Mas nem o desmentido foi capaz de diminuir os ataques sofridos pela repórter, que foi alvo de ataques sujos, baixos, sexistas e covardes de homens e mulheres bolsonaritas nas redes. Rapidamente os ataques a repórter se alastraram e viraram ataques à imprensa no todo. “Piadas” com “furo de reportagem”, “pauta” e “exclusiva” tomaram conta dos perfis mais infames da internet. Se tivesse parado por aí, já seria ruim demais, mas tudo isso foi além. O filho do presidente da República, Eduardo Bolsonaro, que ocupa o cargo de deputado federal e líder do PSL, subiu na tribuna da Câmara e atacou a repórter, reforçando a versão comprovadamente mentirosa do denunciado.
Nesta mesma semana, o jornalista Leonardo Veras foi brutalmente executado a tiros. Ele estava jantando em casa ao lado da mulher e dos filhos, quando dois homens invadiram sua casa e fizeram dezenas de disparos contra ele. Leonardo era conhecido pela cobertura que realizava dos crimes cometidos na fronteira entre Brasil e Paraguai.
O que aconteceu após o assassinato? Silêncio dos bolsonaros. O presidente lamentou a morte do feminicida MC Reaça, que espancou e matou a amante gestante e se matou na sequência, mas se calou diante da morte de um jornalista que investigava o crime organizado. Prioridades do Planalto.
E pra fechar a semana, dois repórteres da Veja foram detidos pela Polícia Militar do Estado da Bahia enquanto investigam a morte do miliciano Adriano da Nóbrega, que tem ligações com Flávio Bolsonaro. O ex-PM foi assassinado durante uma operação policial e a revista está investigando as verdadeiras causas da morte, pois há fortes indícios de ter sido queima de arquivo.

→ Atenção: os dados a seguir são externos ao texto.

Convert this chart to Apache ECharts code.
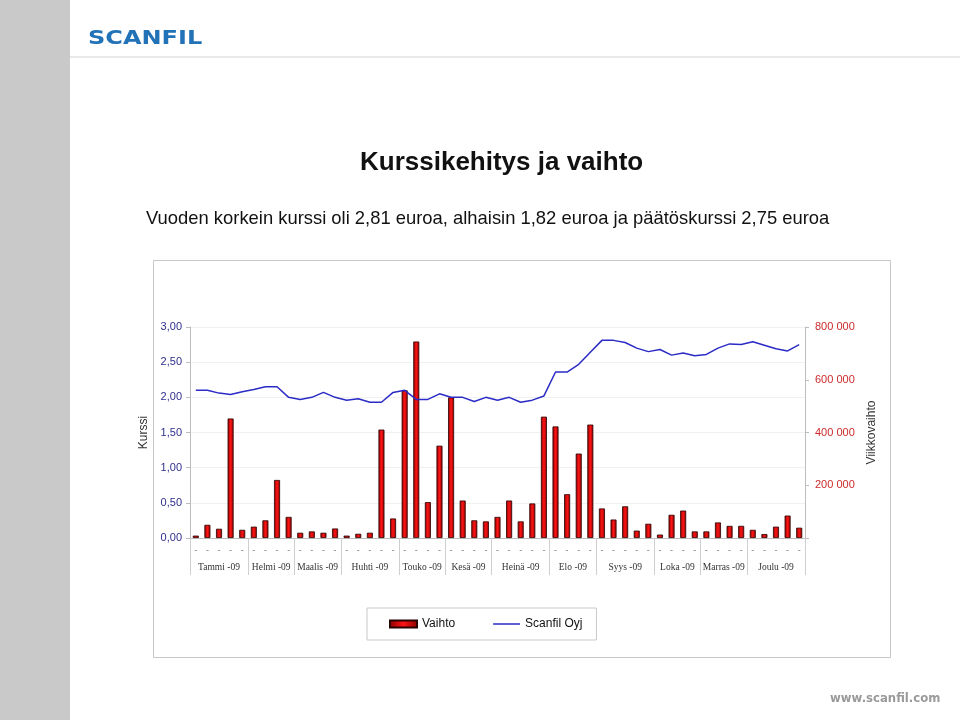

Os jornalistas, mesmo depois de identificados, foram levados para a delegacia, tiveram o gravador apreendido por alguns minutos e liberados tempos depois.
O discurso dos bolsonaros contra a imprensa encoraja estes ataques, até mesmo em um estado comandado por um governador do PT, e leva a população a ficar anestesiada quando a imprensa sofre este tipo de golpe. O que muitos não percebem, no entanto, é que uma imprensa livre é um dos pilares da democracia.
Se Jair, Eduardo, Flávio e Carlos Bolsonaro tivessem o mínimo apreço à democracia, ao povo e a liberdade, teriam saído em defesa da imprensa pelo menos nestes três assuntos. Mas a imprensa incomoda e eles não gostam disso.
A imprensa revela que Jair Bolsonaro tem em seu governo pessoas investigadas por corrupção. Que Flávio e Carlos são investigados por rachadinha em seus gabinetes e que os bolsonaros mantém um vínculo bem estreito com milicianos, incluindo o que foi morto em ação policial nesta semana.
Sem uma imprensa livre, quem vai denunciar os desmandos do governo? A quem interessa uma imprensa com medo? A quem interessa que o povo não dê crédito para a imprensa?